The analysis that’s possible and easy is determined by the grain of the available data. You can only answer a few questions about households and residents with metropolitan and neighbourhood summary data. At the same time, it’s easier and quicker to answer some questions using summary data.
Analytics engineering is about managing this balance at the scale of vast amounts of data. A lot of my job can be boiled down to figuring out the kind of analysis that benefits the business, then designing datasets with the appropriate grain to enable that analysis. Sometimes that means meetings and documents!
Useful data grains
A common misconception in the data world is that table grain is a synonym for primary or composite key. While this might be true operationally, it misses the descriptive power of grains. It’s possible to have different tables with the same unique identifiers but different grains.
Consider the following sales data from two retail stores:
These tables might both have a `Date` primary key, but they raise several questions about missing data, particularly in Table 2. Describing the table grains might clarify a few of these at analysis time:
Table 1: One row per calendar day. Days are filled in with Sales = 0 when no sales are made.
Table 2: One row per sale day. Days are recorded when the first sale of the day is made.
These descriptions are much more informative than just `Date.` You know immediately that Table 2 needs some padding before it can be comparable to Table 1.
There might also be a mountain of other concerns that reveal themselves only through hundreds of lines of SQL, documentation, and, yes, Thursday afternoon meetings.
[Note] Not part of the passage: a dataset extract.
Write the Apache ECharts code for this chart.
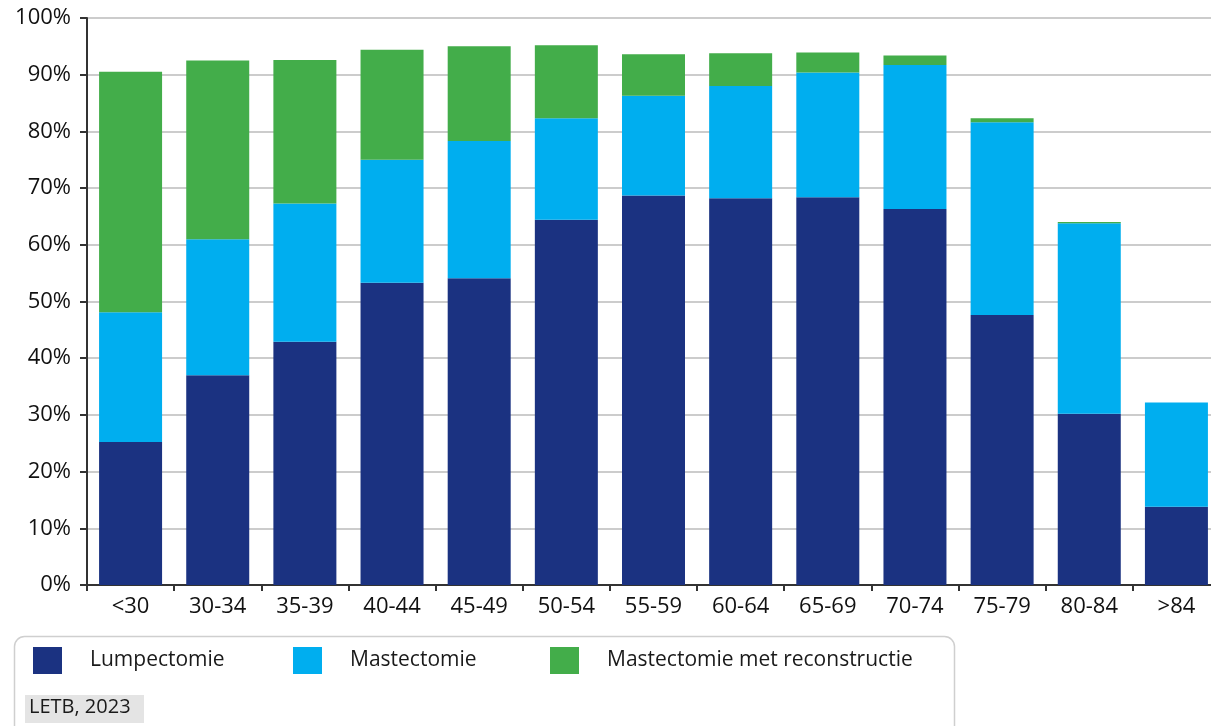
<!DOCTYPE html>
<html>
<head>
<meta charset="utf-8">
<script src="https://cdn.jsdelivr.net/npm/echarts@6/dist/echarts.min.js"></script>
<style>
  html, body { margin: 0; padding: 0; background: #ffffff; overflow: hidden; }
  /* the plot area runs a few pixels past the right edge of the window */
  #chart { width: 1221px; height: 726px; }
</style>
</head>
<body>
<div id="chart"></div>
<script>
// Leeftijdsgroepen
const categories = ['<30', '30-34', '35-39', '40-44', '45-49', '50-54', '55-59', '60-64', '65-69', '70-74', '75-79', '80-84', '>84'];

// Percentage per type operatie (gestapeld)
const lumpectomie = [25.2, 37.0, 42.9, 53.3, 54.1, 64.4, 68.7, 68.2, 68.4, 66.3, 47.6, 30.2, 13.8];
const mastectomie = [22.9, 24.0, 24.4, 21.7, 24.2, 17.9, 17.6, 19.8, 22.0, 25.4, 34.0, 33.6, 18.4];
const mastectomieReconstructie = [42.4, 31.5, 25.3, 19.4, 16.7, 12.9, 7.3, 5.8, 3.5, 1.7, 0.7, 0.2, 0];

const seriesNames = ['Lumpectomie', 'Mastectomie', 'Mastectomie met reconstructie'];
const colors = ['#1b3281', '#00aeef', '#43ad4a'];
const sourceText = 'LETB, 2023';

const FONT = '"Open Sans", "Noto Sans", sans-serif';

const chart = echarts.init(document.getElementById('chart'), null, { renderer: 'canvas' });

function barSeries(name, data, color) {
  return {
    name: name,
    type: 'bar',
    stack: 'totaal',
    data: data,
    barWidth: 63,
    itemStyle: { color: color },
    emphasis: { disabled: true }
  };
}

function legendAt(name, left) {
  return {
    data: [name],
    left: left,
    top: 647,
    padding: 0,
    itemWidth: 29,
    itemHeight: 27,
    icon: 'rect',
    selectedMode: false,
    textStyle: {
      fontFamily: FONT,
      fontSize: 21,
      color: '#1a1a1a',
      padding: [0, 0, 0, 23]
    }
  };
}

chart.setOption({
  animation: false,
  backgroundColor: '#ffffff',
  grid: { left: 87, right: 1, top: 18, bottom: 141, containLabel: false },
  legend: [
    legendAt(seriesNames[0], 33),
    legendAt(seriesNames[1], 293),
    legendAt(seriesNames[2], 550)
  ],
  xAxis: {
    type: 'category',
    data: categories,
    axisLine: { lineStyle: { color: '#333333', width: 2 } },
    axisTick: { show: true, length: 6, lineStyle: { color: '#333333', width: 2 } },
    axisLabel: { fontFamily: FONT, fontSize: 22, color: '#111111', margin: 11 }
  },
  yAxis: {
    type: 'value',
    min: 0,
    max: 100,
    interval: 10,
    axisLine: { show: true, lineStyle: { color: '#333333', width: 2 } },
    axisTick: { show: true, length: 7, lineStyle: { color: '#333333', width: 2 } },
    axisLabel: { fontFamily: FONT, fontSize: 22, color: '#111111', margin: 16, formatter: '{value}%' },
    splitLine: { lineStyle: { color: '#cccccc', width: 2 } }
  },
  graphic: [
    {
      type: 'rect',
      left: 12, top: 634,
      shape: { width: 940, height: 110, r: 10 },
      style: { fill: 'none', stroke: '#cfcfcf', lineWidth: 1.5 },
      silent: true
    },
    {
      type: 'rect',
      left: 25, top: 695,
      shape: { width: 119, height: 28 },
      style: { fill: '#e4e4e4' },
      silent: true
    },
    {
      type: 'text',
      left: 29, top: 697,
      style: { text: sourceText, font: '20px ' + FONT, fill: '#1a1a1a' },
      silent: true
    }
  ],
  series: [
    barSeries(seriesNames[0], lumpectomie, colors[0]),
    barSeries(seriesNames[1], mastectomie, colors[1]),
    barSeries(seriesNames[2], mastectomieReconstructie, colors[2])
  ]
});
</script>
</body>
</html>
For example, the tables might also differ by how the stores:
1. Handle online vs. brick-and-mortar sales.
2. Record digital vs. physical product sales.
3. Modify data based on returns.
This information, or domain knowledge, can all be included in a verbal grain declaration.
Data grain declarations are pretty great, but alas, trust can be fragile. Like most documentation, grain declarations can become outdated and are not easily operationalized. While you can add a primary key constraint to a table, you can only express semantic constraints directly through words and indirectly through the actual data recording and transformation processes.
Despite those drawbacks, data grains are a powerful piece of metadata that drastically improve table creation and usage, whether you're going full Kimball or not.